Lo storicismo economico marxiano si articola essenzialmente in tre fasi. La prima, il processo di espansione e crollo del capitalismo; la seconda, la rivoluzione sociale che ne consegue; la terza, la costruzione di una società socialista senza classi. Mentre nelle sue opere principali si concentra molto sulla prima fase, Marx lascia del tutto indeterminate le altre due. In particolare il terzo stadio appare completamente nebuloso: non vengono in alcun modo approfondite le ragioni del presunto nesso causale tra la rivoluzione socialista e una società senza classi.

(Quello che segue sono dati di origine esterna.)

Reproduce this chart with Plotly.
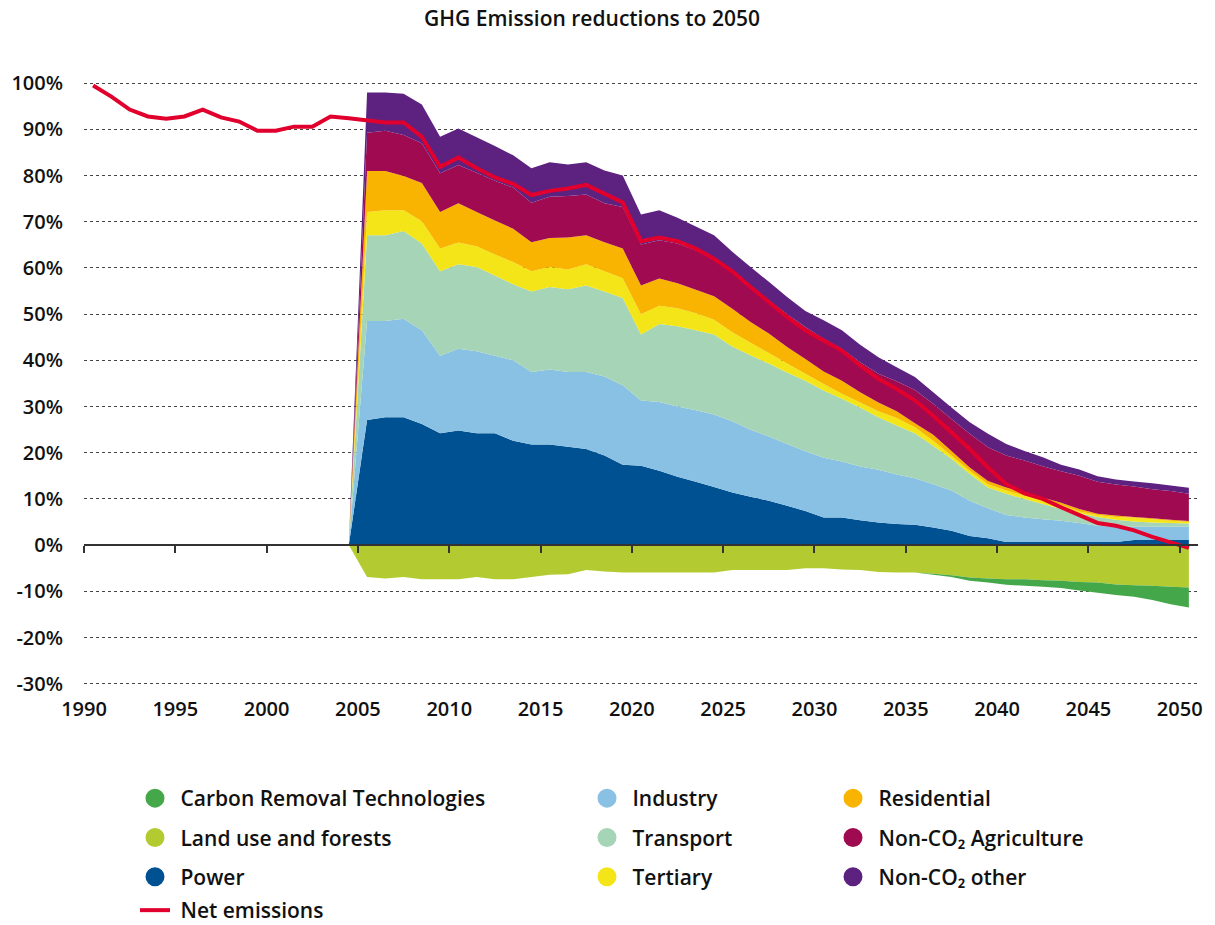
import plotly.graph_objects as go

# ---------------- data (% of 1990 emissions) -------------
years_all = list(range(1990, 2051))
years_sectors = list(range(2004, 2051))

net_emissions = [99.5, 97.1, 94.3, 92.8, 92.3, 92.8, 94.3, 92.6, 91.7, 89.7, 89.7, 90.6, 90.6, 92.8, 92.4,
                 91.9, 91.5, 91.5, 88.4, 81.9, 83.9, 81.6, 79.6, 78.2, 75.8, 76.7, 77.2, 78.0, 76.1, 74.2,
                 65.8, 66.6, 65.8, 64.2, 62.0, 59.3, 55.9, 52.6, 49.4, 46.5, 44.3, 42.1, 38.9, 36.0, 33.8,
                 31.3, 28.0, 24.4, 20.8, 16.8, 13.2, 11.2, 10.0, 8.2, 6.4, 4.8, 4.2, 3.2, 1.8, 0.7, -0.6]

power = [0, 27.1, 27.7, 27.7, 26.2, 24.2, 24.8, 24.2, 24.2, 22.6, 21.8,
         21.8, 21.3, 20.8, 19.4, 17.4, 17.2, 16.1, 14.8, 13.7, 12.6,
         11.4, 10.5, 9.6, 8.5, 7.4, 6.0, 6.0, 5.4, 4.9, 4.6,
         4.4, 3.8, 3.1, 2.0, 1.5, 0.7, 0.7, 0.7, 0.7, 0.7,
         0.7, 0.7, 1.1, 1.1, 1.1, 1.1]
industry = [0, 21.4, 20.8, 21.3, 20.3, 16.8, 17.7, 17.8, 16.8, 17.4, 15.7,
            16.2, 16.2, 16.7, 17.1, 17.2, 14.1, 14.9, 15.2, 15.5, 15.7,
            15.4, 14.5, 13.9, 13.4, 12.9, 12.9, 12.1, 11.6, 11.4, 10.7,
            10.1, 9.4, 8.7, 7.6, 6.5, 5.8, 5.3, 4.9, 4.6, 4.1,
            3.5, 3.3, 2.9, 2.9, 2.9, 2.9]
transport = [0, 18.6, 18.6, 19.0, 18.8, 18.3, 18.3, 18.2, 17.4, 16.5, 17.4,
             17.9, 17.9, 18.7, 18.4, 18.9, 14.3, 16.9, 17.4, 17.3, 17.3,
             16.2, 16.1, 15.8, 15.5, 15.3, 14.6, 13.6, 12.8, 11.4, 10.6,
             9.7, 8.3, 6.9, 5.8, 4.5, 4.6, 4.0, 3.3, 2.5, 2.1,
             1.9, 1.5, 1.1, 0.9, 0.8, 0.7]
tertiary = [0, 5.0, 5.4, 4.5, 4.8, 4.9, 4.7, 4.5, 4.5, 4.8, 4.4,
            4.3, 4.3, 4.6, 4.4, 4.3, 4.4, 3.9, 3.9, 3.7, 3.2,
            3.1, 2.7, 2.3, 1.9, 1.5, 1.4, 1.1, 1.1, 1.3, 1.6,
            1.3, 1.1, 0.7, 0.7, 0.7, 0.7, 0.7, 0.9, 0.9, 0.4,
            0.4, 0.6, 0.8, 0.7, 0.5, 0.3]
residential = [0, 8.9, 8.5, 7.4, 8.3, 7.9, 8.5, 7.4, 7.4, 7.2, 6.3,
               6.3, 6.9, 6.3, 6.3, 6.4, 6.2, 5.9, 5.4, 5.1, 5.1,
               5.1, 4.5, 4.2, 3.6, 3.2, 2.7, 2.8, 2.2, 1.9, 1.5,
               0.9, 1.3, 1.0, 0.7, 0.7, 0.7, 0.7, 0.5, 0.5, 0.5,
               0.3, 0.3, 0.2, 0.2, 0.2, 0.2]
non_co2_agriculture = [0, 8.3, 8.7, 8.9, 8.6, 8.4, 8.3, 8.5, 8.6, 8.9, 8.5,
                       8.9, 9.0, 8.8, 8.4, 9.0, 8.9, 8.3, 8.6, 8.5, 8.1,
                       8.3, 7.9, 7.2, 7.1, 6.9, 7.1, 6.9, 6.5, 6.2, 6.5,
                       7.2, 6.7, 6.9, 7.3, 7.3, 6.9, 6.9, 6.8, 6.8, 7.2,
                       6.9, 6.7, 6.6, 6.3, 6.2, 5.9]
non_co2_other = [0, 8.7, 8.3, 8.9, 8.4, 7.9, 7.9, 7.7, 7.5, 7.0, 7.5,
                 7.5, 6.8, 7.0, 7.1, 6.8, 6.5, 6.5, 5.6, 5.2, 5.1,
                 4.0, 4.0, 4.0, 3.7, 3.5, 4.0, 4.0, 3.8, 3.6, 3.0,
                 2.8, 2.5, 2.5, 2.5, 2.9, 2.5, 2.1, 1.9, 1.4, 1.4,
                 1.2, 1.1, 1.1, 1.3, 1.2, 1.3]
land_use = [0, -6.9, -7.2, -6.9, -7.4, -7.4, -7.4, -6.9, -7.4, -7.4, -6.9,
            -6.4, -6.3, -5.4, -5.7, -5.9, -5.9, -5.9, -5.9, -5.9, -5.9,
            -5.4, -5.4, -5.4, -5.4, -5.0, -5.0, -5.3, -5.4, -5.8, -5.9,
            -5.9, -6.2, -6.5, -7.0, -7.2, -7.4, -7.4, -7.6, -7.7, -8.0,
            -8.1, -8.5, -8.7, -8.8, -9.0, -9.2]
carbon_removal = [0, 0, 0, 0, 0, 0, 0, 0, 0, 0, 0,
                  0, 0, 0, 0, 0, 0, 0, 0, 0, 0,
                  0, 0, 0, 0, 0, 0, 0, 0, 0, 0,
                  0, -0.2, -0.4, -0.7, -0.9, -1.2, -1.4, -1.4, -1.6, -1.8,
                  -2.2, -2.3, -2.5, -3.1, -3.8, -4.3]

y_tick_values = [-30, -20, -10, 0, 10, 20, 30, 40, 50, 60, 70, 80, 90, 100]
x_tick_labels = ["1990", "1995", "2000", "2005", "2010", "2015", "2020",
                 "2025", "2030", "2035", "2040", "2045", "2050"]

# ---------------- styling -------------
C = {
    "Carbon Removal Technologies": "#44a84a",
    "Land use and forests": "#b3cb30",
    "Power": "#005192",
    "Industry": "#89c1e4",
    "Transport": "#a6d4b6",
    "Tertiary": "#f3e517",
    "Residential": "#f8b400",
    "Non-CO₂ Agriculture": "#9f0a50",
    "Non-CO₂ other": "#5d2180",
    "Net emissions": "#e1002d",
}
FONT = "Open Sans"
TXT = "#111111"
W = 600

fig = go.Figure()

positive = [("Power", power), ("Industry", industry), ("Transport", transport),
            ("Tertiary", tertiary), ("Residential", residential),
            ("Non-CO₂ Agriculture", non_co2_agriculture), ("Non-CO₂ other", non_co2_other)]
negative = [("Land use and forests", land_use), ("Carbon Removal Technologies", carbon_removal)]

for name, vals in positive:
    fig.add_trace(go.Scatter(x=years_sectors, y=vals, name=name, mode="none",
                             stackgroup="pos", fillcolor=C[name], line=dict(width=0),
                             showlegend=False))
for name, vals in negative:
    fig.add_trace(go.Scatter(x=years_sectors, y=vals, name=name, mode="none",
                             stackgroup="neg", fillcolor=C[name], line=dict(width=0),
                             showlegend=False))

fig.add_trace(go.Scatter(x=years_all, y=net_emissions, name=" Net emissions", mode="lines",
                         line=dict(color=C["Net emissions"], width=4), xaxis="x2",
                         legend="legend4"))

# legend entries (circle markers), three columns
columns = {
    "legend": ["Carbon Removal Technologies", "Land use and forests", "Power"],
    "legend2": ["Industry", "Transport", "Tertiary"],
    "legend3": ["Residential", "Non-CO₂ Agriculture", "Non-CO₂ other"],
}
for lg, names in columns.items():
    for i, name in enumerate(names):
        fig.add_trace(go.Scatter(x=[None], y=[None], mode="markers", name=" " + name,
                                 marker=dict(size=16, color=C[name], symbol="circle",
                                             line=dict(width=3, color=C[name])),
                                 legend=lg, legendgroup=name, legendrank=i + 1))

ymin, ymax = -30.5, 102
zero_pos = (0 - ymin) / (ymax - ymin)
tickpos = [int(t) - 0.5 for t in x_tick_labels]

leg_common = dict(xref="container", yref="container", xanchor="left", yanchor="top",
                  orientation="v", traceorder="grouped", tracegroupgap=9,
                  font=dict(family=FONT, size=21, color=TXT, weight=W),
                  bgcolor="rgba(0,0,0,0)", itemclick=False, itemdoubleclick=False)
legend_top = 1 - 778 / 925

fig.update_layout(
    width=1215, height=925,
    margin=dict(l=84, r=17, t=74, b=239, autoexpand=False),
    paper_bgcolor="white", plot_bgcolor="white",
    font=dict(family=FONT, color=TXT, size=20),
    title=dict(text="GHG Emission reductions to 2050", xref="container", x=592 / 1215,
               xanchor="center", yref="container", y=1 - 19 / 925, yanchor="middle",
               font=dict(family=FONT, size=21, color=TXT, weight=W)),
    showlegend=True,
    legend=dict(x=135 / 1215, y=legend_top, **leg_common),
    legend2=dict(x=587 / 1215, y=legend_top, **leg_common),
    legend3=dict(x=833 / 1215, y=legend_top, **leg_common),
    legend4=dict(x=135 / 1215, y=1 - 890 / 925, **leg_common),
    xaxis=dict(range=[1989.5, 2050.5], anchor="free", position=zero_pos,
               showline=True, linecolor="#333333", linewidth=2,
               ticks="outside", ticklen=7, tickwidth=1.5, tickcolor="#333333",
               tickvals=tickpos, showticklabels=False, showgrid=False, zeroline=False,
               layer="above traces"),
    xaxis2=dict(range=[1989.5, 2050.5], overlaying="x", anchor="y", side="bottom",
                tickvals=tickpos, ticktext=x_tick_labels, showline=False, showgrid=False,
                zeroline=False, ticks="", ticklabelstandoff=9,
                tickfont=dict(family=FONT, size=20, color=TXT, weight=W)),
    yaxis=dict(range=[ymin, ymax], tickvals=y_tick_values,
               ticktext=[f"{v}%" for v in y_tick_values],
               showgrid=True, griddash="dot", gridcolor="#444444", gridwidth=1,
               zeroline=False, showline=False, ticks="", ticklabelstandoff=20,
               tickfont=dict(family=FONT, size=20, color=TXT, weight=W)),
)

fig.write_html("out.html", config={"displayModeBar": False},
               post_script="document.body.style.margin='0';")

Questo aiuta a comprendere le difficoltà storiche alle quali andarono incontro quanti provarono a mettere in pratica i suoi insegnamenti. In particolare, la totale indeterminatezza delle modalità di costruzione della società socialista fu evidente già quando, dopo la rivoluzione di Ottobre, Lenin si misurò con l’arduo compito di edificare un nuovo modello sociale sulle ceneri del comunismo di guerra: in assenza di qualunque strategia preordinata, nel 1921 si risolse ad adottare la Nuova Politica Economica, che riprendeva alcune opzioni tipiche del capitalismo. Ancor più emblematico, a tale riguardo, appare lo scontro finale che dopo il tramonto di Lenin andò in scena tra Trotsky, Stalin e Bukharin su come sviluppare la rivoluzione socialista su scala mondiale.

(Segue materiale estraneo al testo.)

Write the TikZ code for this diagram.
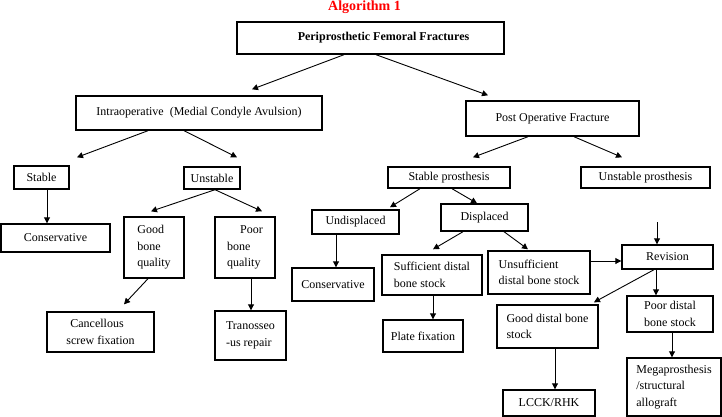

Se tuttavia alcune delle difficoltà storiche dei seguaci trovano spiegazione nelle carenze e nei limiti del pensiero marxiano, altre si devono invece a un deficit di comprensione e alla conseguente riduzione a “vulgata” ideologica. In particolare – lo si è già accennato – nell’analisi di Marx non trovano alcuno spazio elementi riconducibili alla volontà degli attori sociali, quali il desiderio di profitto, la cupidigia, la brama di potere.

Per Marx non è la volontà dei capitalisti ad aver creato il sistema capitalistico, ma la logica stessa del sistema sviluppatosi quando i progressi e l’evoluzione tecnologica hanno determinato il tramonto del feudalesimo. In tal senso, in conclusione, non si può fare a meno di notare la distanza siderale che corre tra il rigore del pensiero marxiano e la vulgata dei movimenti ‘ volgarmarxisti’ (la definizione è di Popper) che vedono in fenomeni come le guerre, la fame, la disoccupazione una sorta di cospirazione delle classi capitalistiche contro il proletariato oppresso. Viviamo in un’epoca nella quale il pensiero marxista è tramontato, la vulgata no. Purtroppo.